◆ **EXERCISE OBJECTIVE**: Extract everything from the first line through the line with "const BIN_WIDTH = 5;", both ends included, except for any pictures.

:::::

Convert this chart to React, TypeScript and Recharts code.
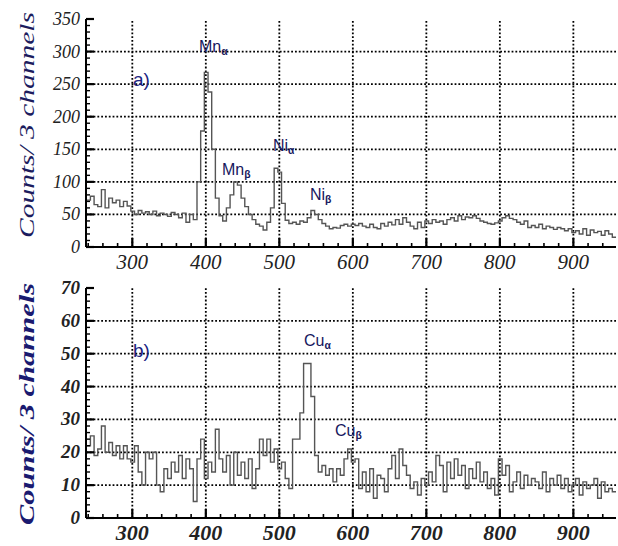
import React from 'react';
import { LineChart, Line, XAxis, YAxis, ReferenceLine } from 'recharts';

const BIN_START = 238;
const BIN_WIDTH = 5;

// panel a) counts per bin (bins start at 238 channels, 5 channels wide)
const topCounts = [
  72, 78, 65, 62, 88, 60, 75, 68, 72, 62, 70, 63,
  55, 50, 56, 52, 54, 50, 55, 48, 52, 50, 47, 53,
  50, 45, 52, 38, 50, 42, 100, 178, 268, 238, 150, 75,
  48, 40, 60, 80, 100, 95, 75, 62, 50, 42, 35, 32,
  26, 38, 60, 121, 115, 67, 41, 36, 38, 35, 40, 38,
  45, 56, 50, 42, 36, 32, 28, 30, 29, 33, 35, 32,
  35, 33, 36, 32, 30, 35, 30, 28, 36, 32, 38, 34,
  42, 35, 45, 38, 32, 28, 38, 30, 40, 36, 42, 38,
  40, 35, 42, 45, 40, 48, 42, 46, 45, 48, 44, 40,
  38, 36, 35, 37, 40, 45, 48, 44, 42, 38, 35, 40,
  30, 33, 30, 35, 28, 32, 30, 27, 30, 28, 25, 28,
  22, 25, 20, 28, 18, 26, 22, 24, 18, 25, 20, 15,
];

// panel b) counts per bin
const bottomCounts = [
  22, 25, 19, 21, 28, 20, 23, 19, 22, 18, 22, 18,
  17, 22, 14, 10, 20, 18, 20, 10, 8, 15, 12, 17,
  14, 19, 12, 18, 15, 5, 18, 24, 12, 17, 14, 27,
  18, 14, 19, 10, 20, 13, 17, 12, 18, 9, 15, 24,
  19, 24, 17, 21, 15, 17, 12, 9, 24, 24, 32, 47,
  47, 37, 19, 14, 16, 13, 15, 11, 15, 13, 18, 21,
  17, 18, 9, 14, 8, 15, 6, 13, 12, 8, 15, 19,
  12, 21, 16, 13, 9, 11, 7, 12, 10, 14, 11, 19,
  16, 8, 17, 12, 18, 13, 16, 9, 15, 12, 17, 11,
  14, 9, 12, 7, 18, 13, 16, 8, 11, 14, 9, 13,
  10, 12, 11, 9, 14, 8, 12, 10, 13, 9, 12, 8,
  10, 12, 7, 11, 9, 10, 12, 6, 11, 8, 9, 8,
];

const xLabels = [300, 400, 500, 600, 700, 800, 900];
const xTicks = [
  240, 260, 280, 300, 320, 340, 360, 380, 400, 420, 440, 460, 480, 500, 520, 540, 560, 580,
  600, 620, 640, 660, 680, 700, 720, 740, 760, 780, 800, 820, 840, 860, 880, 900, 920, 940,
];
const topYLabels = [0, 50, 100, 150, 200, 250, 300, 350];
const bottomYLabels = [0, 10, 20, 30, 40, 50, 60, 70];

const X_DOMAIN: [number, number] = [237, 958];

function range(a: number, b: number, s: number) {
  const out: number[] = [];
  for (let v = a; v <= b + 1e-9; v += s) out.push(v);
  return out;
}

function toRows(counts: number[]) {
  const rows = counts.map((c, i) => ({ ch: BIN_START + i * BIN_WIDTH, v: c }));
  rows.push({ ch: BIN_START + counts.length * BIN_WIDTH, v: counts[counts.length - 1] });
  return rows;
}

const SERIF = '"Liberation Serif", "DejaVu Serif", serif';
const SANS = '"Liberation Sans", Arial, sans-serif';
const NAVY = '#17175e';

type PanelProps = {
  counts: number[];
  yMax: number;
  yMinorStep: number;
  yLabels: number[];
  height: number;
  marginTop: number;
  xAxisHeight: number;
  bold: boolean;
};

function Panel(p: PanelProps) {
  const data = toRows(p.counts);
  const yTicks = range(0, p.yMax, p.yMinorStep);
  const yMajor = p.yLabels[1] - p.yLabels[0];
  const isYMajor = (v: number) => Math.abs(v / yMajor - Math.round(v / yMajor)) < 1e-6;
  const isXMajor = (v: number) => v % 100 === 0;
  const weight = p.bold ? 'bold' : 'normal';

  const bottomTick = (t: any) => {
    const v = t.payload.value;
    const maj = isXMajor(v);
    return (
      <g>
        <line x1={t.x} x2={t.x} y1={t.y} y2={t.y - (maj ? 9 : 4)} stroke="#000" strokeWidth={maj ? 2.2 : 1.6} />
        {maj && (
          <text x={t.x} y={t.y + 22} textAnchor="middle" fontFamily={SERIF} fontStyle="italic"
            fontWeight={weight} fontSize={p.bold ? 22 : 21} fill="#222">{v}</text>
        )}
      </g>
    );
  };
  const topTick = (t: any) => {
    const v = t.payload.value;
    const maj = isXMajor(v);
    return <line x1={t.x} x2={t.x} y1={t.y} y2={t.y + (maj ? 9 : 4)} stroke="#000" strokeWidth={maj ? 2.2 : 1.6} />;
  };
  const leftTick = (t: any) => {
    const v = t.payload.value;
    const maj = isYMajor(v);
    return (
      <g>
        <line x1={t.x} x2={t.x + (maj ? 8 : 4)} y1={t.y} y2={t.y} stroke="#000" strokeWidth={maj ? 2.2 : 1.4} />
        {maj && (
          <text x={t.x - 6} y={t.y + 6} textAnchor="end" fontFamily={SERIF} fontStyle="italic"
            fontWeight={weight} fontSize={p.bold ? 19 : 18} fill="#222">{v}</text>
        )}
      </g>
    );
  };
  const rightTick = (t: any) => {
    const v = t.payload.value;
    const maj = isYMajor(v);
    return <line x1={t.x} x2={t.x - (maj ? 8 : 4)} y1={t.y} y2={t.y} stroke="#000" strokeWidth={maj ? 2.2 : 1.4} />;
  };

  const gridX = xLabels;
  const gridY = p.yLabels.slice(1, -1);

  return (
    <LineChart width={618} height={p.height} data={data}
      margin={{ top: p.marginTop, right: 2, bottom: 0, left: 0 }}>
      <XAxis xAxisId="b" dataKey="ch" type="number" domain={X_DOMAIN} allowDataOverflow
        ticks={xTicks} interval={0} tickSize={0} tickMargin={0} tickLine={false}
        height={p.xAxisHeight} axisLine={{ stroke: '#000', strokeWidth: 2 }} tick={bottomTick} />
      <XAxis xAxisId="t" orientation="top" dataKey="ch" type="number" domain={X_DOMAIN} allowDataOverflow
        ticks={xTicks} interval={0} tickSize={0} tickMargin={0} tickLine={false}
        height={0} axisLine={{ stroke: '#000', strokeWidth: 2 }} tick={topTick} />
      <YAxis yAxisId="l" type="number" domain={[0, p.yMax]} allowDataOverflow ticks={yTicks}
        interval={0} tickSize={0} tickMargin={0} tickLine={false} width={86}
        axisLine={{ stroke: '#000', strokeWidth: 2 }} tick={leftTick} />
      <YAxis yAxisId="r" orientation="right" type="number" domain={[0, p.yMax]} allowDataOverflow ticks={yTicks}
        interval={0} tickSize={0} tickMargin={0} tickLine={false} width={0}
        axisLine={{ stroke: '#000', strokeWidth: 2 }} tick={rightTick} />
      {gridX.map((g) => (
        <ReferenceLine key={'x' + g} x={g} xAxisId="b" yAxisId="l" stroke="#000"
          strokeWidth={1.8} strokeDasharray="1.8 2" />
      ))}
      {gridY.map((g) => (
        <ReferenceLine key={'y' + g} y={g} xAxisId="b" yAxisId="l" stroke="#000"
          strokeWidth={1.8} strokeDasharray="1.8 2" />
      ))}
      <Line xAxisId="b" yAxisId="l" dataKey="v" type="stepAfter" stroke="#555" strokeWidth={1.4}
        dot={false} isAnimationActive={false} />
    </LineChart>
  );
}

function Peak({ x, y, base, sub, size = 16 }: { x: number; y: number; base: string; sub: string; size?: number }) {
  return (
    <text x={x} y={y} fontFamily={SANS} fontSize={size} fill={NAVY}>
      {base}
      <tspan fontSize={size * 0.65} dy={3} fontWeight="bold">{sub}</tspan>
    </text>
  );
}

export default function App() {
  return (
    <div style={{ position: 'absolute', left: 0, top: 0, width: 618, height: 546, background: '#fff' }}>
      <div style={{ position: 'absolute', left: 0, top: 0 }}>
        <Panel counts={topCounts} yMax={350} yMinorStep={10} yLabels={topYLabels}
          height={278} marginTop={19} xAxisHeight={31} bold={false} />
      </div>
      <div style={{ position: 'absolute', left: 0, top: 278 }}>
        <Panel counts={bottomCounts} yMax={70} yMinorStep={2} yLabels={bottomYLabels}
          height={268} marginTop={10} xAxisHeight={28} bold={true} />
      </div>
      <svg width={618} height={546} style={{ position: 'absolute', left: 0, top: 0, pointerEvents: 'none' }}>
        <text transform="translate(34,125) rotate(-90)" textAnchor="middle" fontFamily={SERIF}
          fontStyle="italic" fontSize={22} fill="#1c1c5e" textLength={226} lengthAdjust="spacingAndGlyphs">
          Counts/ 3 channels
        </text>
        <text transform="translate(34,404) rotate(-90)" textAnchor="middle" fontFamily={SERIF}
          fontStyle="italic" fontWeight="bold" fontSize={22} fill="#1a1a70" textLength={242} lengthAdjust="spacingAndGlyphs">
          Counts/ 3 channels
        </text>
        <text x={133} y={86} fontFamily={SANS} fontSize={19} fill="#1a2380">a)</text>
        <text x={133} y={357} fontFamily={SANS} fontSize={19} fill="#1a2380">b)</text>
        <Peak x={199} y={52} base="Mn" sub="α" />
        <Peak x={222} y={175} base="Mn" sub="β" />
        <Peak x={273} y={151} base="Ni" sub="α" />
        <Peak x={310} y={200} base="Ni" sub="β" />
        <Peak x={304} y={346} base="Cu" sub="α" />
        <Peak x={335} y={436} base="Cu" sub="β" />
      </svg>
    </div>
  );
}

:::::

◆ **RESULT FOR THIS TASK**:
Convert this chart to React, TypeScript and Recharts code.
import React from 'react';
import { LineChart, Line, XAxis, YAxis, ReferenceLine } from 'recharts';

const BIN_START = 238;
const BIN_WIDTH = 5;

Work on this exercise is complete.